In a recent blog post, Brandon Mahoney asked How Big Can CMS Infrastructure Get? with the short answer being as much as you want to spend. It is true today as it always has been, that you can build any infrastructure to fulfill any set of requirements and requirements such as disaster recovery and performance traditionally can drive you to provision infrastructure that will for the most part remain idle in a data centre. Take a cloud based approach and you can change your overall footprint of infrastructure which will save costs and improve agility.

So how can you avoid over spending on infrastructure but achieve your requirements?

In a standard SDL Web infrastructure, like Brandon shares, there are various strategies you can employ to reduce the overall spend when you use public cloud. If you compare an always-on on-premises environment to an always-on cloud environment, then it could be that the difference in costs is not dramatically different – although it should be noted that businesses rarely have a good grip on what things actually cost (see AWS’ TCO calculator for some help with that). If you are not using higher-level services, like Kinesis, that are fully managed by AWS so you will still need to do some or all of the hard work in managing the environment yourself. Automation can often be applied to both something in the cloud and something on-premises (but rarely is) so that means you are ultimately you are still managing infrastructure and therefore to reduce the cost of it is to manage less of it, more efficiently without compromising performance and reliability. Five principles to this strategy are:

  • Automate everything – if you do something more than three times, write a script or process for it.
  • Build stateless applications – this way you can easier send servers to their deaths if their existence has ceased to have value
  • Scale servers elastically – easier if they are stateless but add and reduce load as needed based upon demand. Demand in the form of users but also in the form of work if servers are batch or processing based
  • Use the right instance sizes – do not just throw the nicest looking instance type at a workload. X1 instances all round! 🙂
  • Understand and use Reserved Instances, On-Demand Instances and Spot instances – they all have a potential place in your infrastructure

AWS provides you with a significant tool set to implement this strategy and I will outline, using SDL Web as the example, how you can implement these tools to approach building low cost and agile infrastructures.

Putting it into practice?

I have blogged many times on performance of publishing and why with the right setup you can achieve a high-throughput of items published from SDL Web (formerly SDL Tridion). In a previous life with a previous approach to infrastructure, I had helped a customer reach a peak of 850 thousand items publishing in a day. I suspected we could have gone higher but this was the natural load and we never got to give the production infrastructure a full stress test. The implemented infrastructure relied very heavily of physical servers and lots of them to achieve such a high throughput. But this is not the pattern we need to follow, so how do we do this?

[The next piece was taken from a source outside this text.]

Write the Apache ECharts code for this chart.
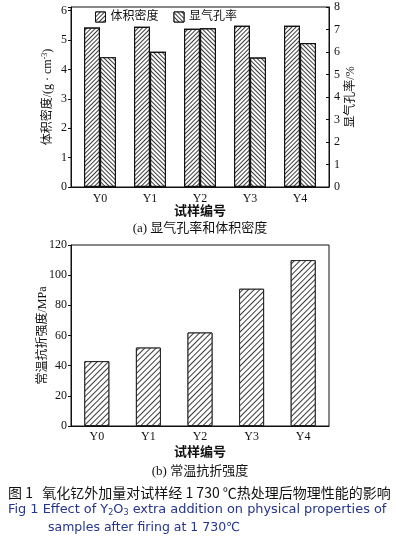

What we want to achieve is the following flow of steps:

  1. We have a minimal infrastructure that serves our basic need
  2. We detect demand and scale up to meet that demand
  3. We scale down when the demand has subsided

With this flow, we only use the resources we actually need. For SDL Web, publishing is a fluctuating task and most organizations follow a pattern like:

  1. They do not typically publish content at night
  2. They publish several hundred (or thousand) items over a day
  3. They publish at peak times of just before lunch and just before the end of the day
  4. They have occasional significantly high peaks in load for site roll outs or large content changes

Publishing in SDL Web, is a more or less stateless process meaning that the queue and the data is outside the process itself, however, during rendering of a publishing job state is held on disk and memory. Whilst it is normal to hold some state in memory or disk, a rendering job could be a significant batch job executed by one server and this poses a complication to scaling down which we need to address.
Our high-level architecture is shown in figure 1, and consists of a database, AWS RDS, a Content Manager and a Publisher in an auto-scaling group which will have the ability to scale up and down with demand. Because this is a test architecture focusing on publishing, the Content Manager is not scaled or is redundant. In a production scenario you would probably choose to place the Content Manager behind a load balancer and in its own auto-scaling group. I have also chosen to ignore some additional complications of elements such as Workflow Agents and Search Indexing.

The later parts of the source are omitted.